Blue-green Fluorite crystals reaching 3.3 CM with several distinct Siderite crystals on and between the Fluorites. A nice old German piece with labels from A. Kranz and another earlier collection, this is in very good condition overall. This locality was worked for a very long time and finally closed about thirty years ago, though we believe this specimen is at least 100 years old. The Siderites are in well-formed lath type crystals and show curved faces much like Dolomites. A classic piece from the southern Harz Mountains, we rarely see specimens from this locale here in the USA, this one is well better than average.
Chrysocolla fingers with Quartz coatings
Ray Mine, Ray District, Dripping Springs Mountain, Pinal county
3.6 x 2.1 x 1.2 CM (miniature)
Late Summer 2021
A cluster of Chrysocolla "fingers" with perfect, undamaged tips from the Ray Mine,(Arizona, USA). Sometimes called stalactites, that is not technically correct as there is no central canal or hole in the middle. This has excellent turquoise color and a pearly luster. Close exam shows the thin layer of Quartz that is like a skin over the Chrysocolla. It is very hard to find such perfect examples with all the fingers intact. A colorful and classic USA copper specie.
Estacada Pyrite locality, Clackamas County
7.4 x 5.3 x 4.1 CM (cabinet)
Late Summer 2021
Sphaerosiderite is a fairly rare form of Siderite usually found in Basaltic flows, and can form in a diverse array of habits. On this piece the red color balls are scattered in an open cavity. A very esthetic specimen in fine condition having great contrast with the cavity lining. Under strong lighting the orange-red Siderites are rather sparkling. These are a lower temperature type of structure that are essentially a microcrystalline rosette form that has a very distinctive habit. Worldwide these have been found as very smooth spheres often with a metallic or smooth luster. The finds in Clackamas County are more often this type of red balls with a textured surface. This is a well-defined and attractive example from this region. Ex Hitchings collection.
Pyromorphite - USA classic
Little Giant Mine, Mullan, Coeur d' Arlene District, Shoshone County
7.6 x 5.6 x 3.1 CM (cabinet)
Late Summer 2021
Well-crystallized Pyromorphite crystals cover a matrix plate from the Little Giant Mine (Idaho, USA). This region has a long mining history and is well-known as the home of the Bunker Hill Mine, one of the world's great Pyro locales.

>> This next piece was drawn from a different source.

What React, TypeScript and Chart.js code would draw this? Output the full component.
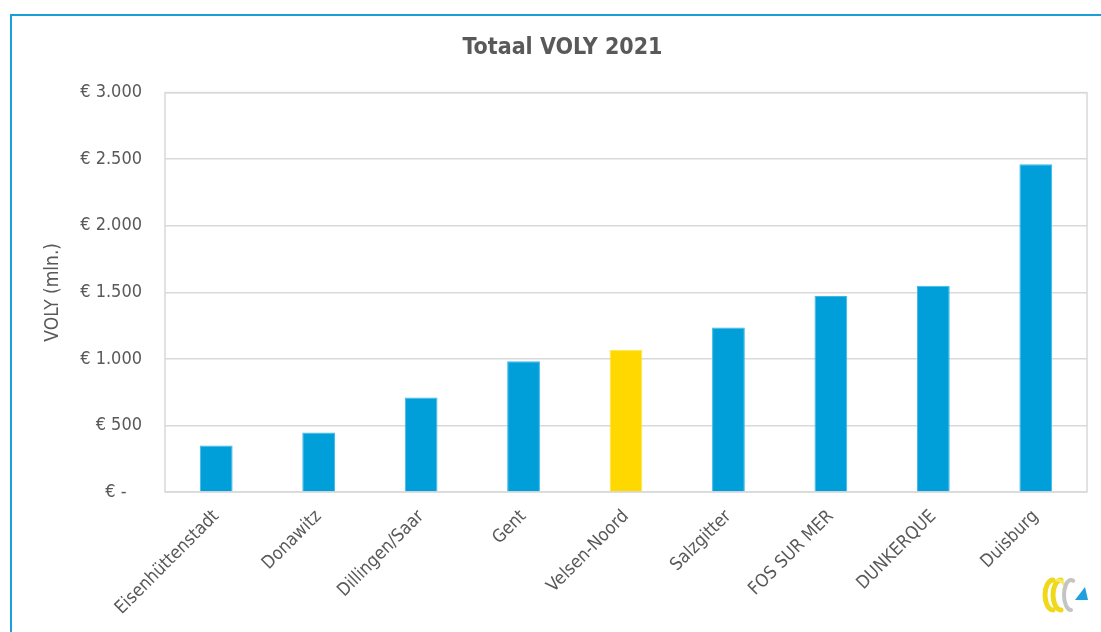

Less famed but still quite important is the Little Giant, and this is an excellent example for this locality. A choice addition to a serious suite of Pyromorphite the quality is much better than just a locality specimen. Ex John Marshall Collection; John was a passionate collector of Pyros and his taste was excellent. John purchased this specimen in 1974 from the Paul Zimmerman collection. His collection card states "One of the best pieces I have ever seen from the locality". It is outstanding for this mine.